6. Give Five Minutes Toward Daily Affirmations
I’m fortunate, but I don’t think about how fortunate I am enough.
As one of our writers, Jeremy Duvall, recently wrote one of the main causes of not being grateful is something called hedonic adaptation, which is a fancy term that means we automatically adapt to good (or bad) things as they happen. When something that makes us feel good happens, like a raise, we get a momentary increase in happiness. Yet shortly after, we find ourselves dipping back down to being just as happy (or unhappy) as we were before.
To be more aware of the good things I already have more often, I’ve started setting aside five minutes each day to writing answers to these prompts:
To start the day:
- “I am grateful for…”
- “What would make today great?”
- “I am XYZ (creative, a happy person)”
To end the day:
- “Three amazing things that happened today are...”
- “How could I have made today better?”
I learned about this technique while listening to a podcast hosted by bestselling author and frequent writer on the topic of productivity, Tim Ferriss.
By writing down your answers to these prompts each day, you’re reminding yourself about what you should be grateful for and what you value. It frames your mind so that no matter what happens today, good or bad, you’re reminded that you already have things to be grateful for.

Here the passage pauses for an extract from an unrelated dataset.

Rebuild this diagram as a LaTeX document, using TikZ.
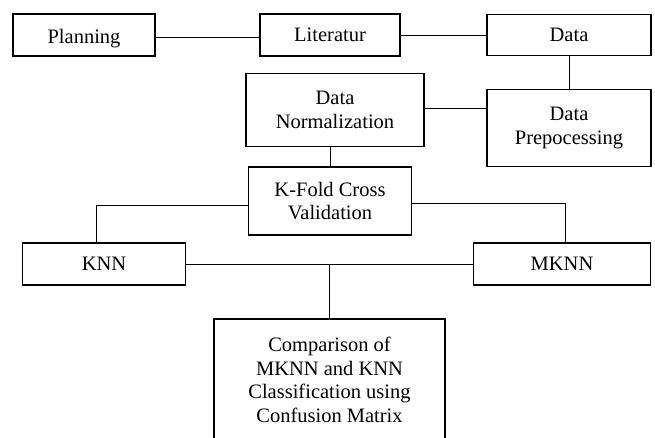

After doing this for a few days, I’ve noticed I’m often more positive throughout the day. This was a big impact for something that only takes five minutes, the same amount of time for me to put on pants and brush my teeth.
We’re missing out if we’re just cycling through a stressful five days and recovering for two.
To live the life you want, identify what you’re grateful for, what makes you happy, and what makes you anxious. Then, find ways to remove your sources of anxiety and add sources of happiness to each day.